Walnut whips and babies have something in common
After Himself brought home Walnut Whips to cheer her up after the birth of her baby, Sophie White came to realise that children and confectionery are more than similar
Published 09/06/2014 | 02:30
During my stay in hospital having Yer Man, the Bitchherd managed to breach the fortress of security that is the recovery ward and breezed in on a Sunday morning.
They looked, to my morphine-addled and sleep-deprived mind, uncannily like the original supermodels. I'm talking Naomi, Christy and Cindy in the flesh. Basically, they were all just wearing nice jeans and had blow-dried hair, but I was bowled over by their perfection. I, on the other hand, looked like a wrung-out, old Jeye cloth.
If they were shocked by my appearance, they hid it well, cooed over the baby and then hightailed it before the burly head midwife could give out to them again. A few days later, one of them rang me at home to see how things were.
Let me add a visual context to this call. When she rang, I was lying on my bed staring at the wall. I'm not even sure where Yer Man actually was, presumably in the care of Himself, or some other person capable of picking him up without dissolving into hopeless tears.
"I don't know what I've done to my life," I said in a blank voice that she barely recognised. "So, it's not great?" she asked tentatively. "No, not great," I replied and hung up.
Later, I realised that I had been too real with her that day. This is why nobody tells the truth about motherhood – we need others to join us in our hell. I had passed through to the other side and, until one of them joined me, I would need to protect them lest I scare them off procreating altogether.
Postnatal is referred to like it is a temporary state, but, really, it is one of life's watersheds. My mother is nearly 30 years postnatal and claims to have still not recovered.
When I first searched for any feelings towards Yer Man, I found nothing, and this terrified me. Every day, I tried to practise and train for loving him. If you are a parent and this makes no sense to you, then you are one of the lucky ones.
Walnut Whips will always remind me of this time, because Himself would bring them home to me to cheer me up. In a kind of a detached way, I marvelled at the fact that I needed "cheering up" when I was clearly so lucky to have a healthy little baby in my arms.
Since then, I am glad to report that Yer Man is really growing on me and I have learned that, for me, Walnut Whips and babies have something in common. I like the ones I make myself the best.
Home-made Walnut Whips
Makes about 12 mini whips and LOADS of marshmallows!
200g (7oz) dark or milk chocolate (whichever is your preference)
12-shape silicone mould
450g (1lb) caster sugar
200ml (7fl oz) cold water
25g (1oz) (2 x 12g sachets) powdered gelatine
100ml (3fl oz) hot water
2 large egg whites
Spray cooking oil
Approx 200g (7oz) icing sugar
2 teaspoons vanilla extract
1 half walnut for each whip
Caster sugar to coat marshmallows
Melt the chocolate in a microwave or a bowl over a pot of simmering water. Using a teaspoon, line the sides of your moulds (I use silicone ice trays) with the melted chocolate and leave to set, reserving some chocolate for the tops.

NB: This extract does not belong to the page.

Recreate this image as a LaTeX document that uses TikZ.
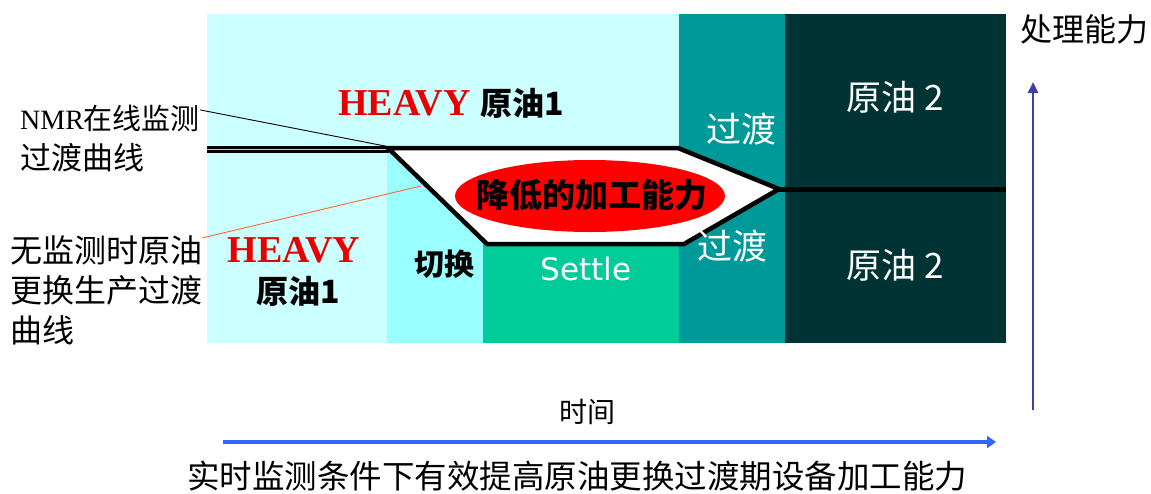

Put the caster sugar and the cold water in a deep pot over a low heat to dissolve the caster sugar. Then increase the temperature to bring to the boil.
Resist the urge to stir. Place the sugar thermometer in the syrup and continue cooking until the temperature reaches 120°C, about 10-15 minutes.
While the syrup is heating, dissolve the gelatine in the hot water and beat the egg whites until stiff peaks form.
Line a small baking tray (about 30cm x 25cm/12in x 10in) with greaseproof paper, spray with a little cooking oil and, using a sieve, dust with about one-quarter of the icing sugar.
Once the syrup is ready, remove from the heat and carefully add the gelatine mix. Even if this is quite set, it is fine, as it will melt down in the syrup. Set the whisk to a low setting and carefully pour the sugar syrup into the egg whites, whisking all the while. Then add the vanilla extract and increase the speed. Continue whisking for 5-10 more minutes, until the mix is thick and glossy.
Fill the chocolate moulds with the filling and pour the rest into the lined tray. Use the rest of the melted chocolate to seal the top of the mini whips and pop a walnut half on top of each before the chocolate sets. The whips are ready to eat once the chocolate is completely set.
For the extra marshmallow, leave at room temperature for at least four hours before dusting with one-quarter of the icing sugar and cutting into cubes. Toss in the remaining icing sugar and store in an airtight container.
Home-made marshmallows are worth what may seem like a sticky rigmarole. They're like sweet clouds of heaven!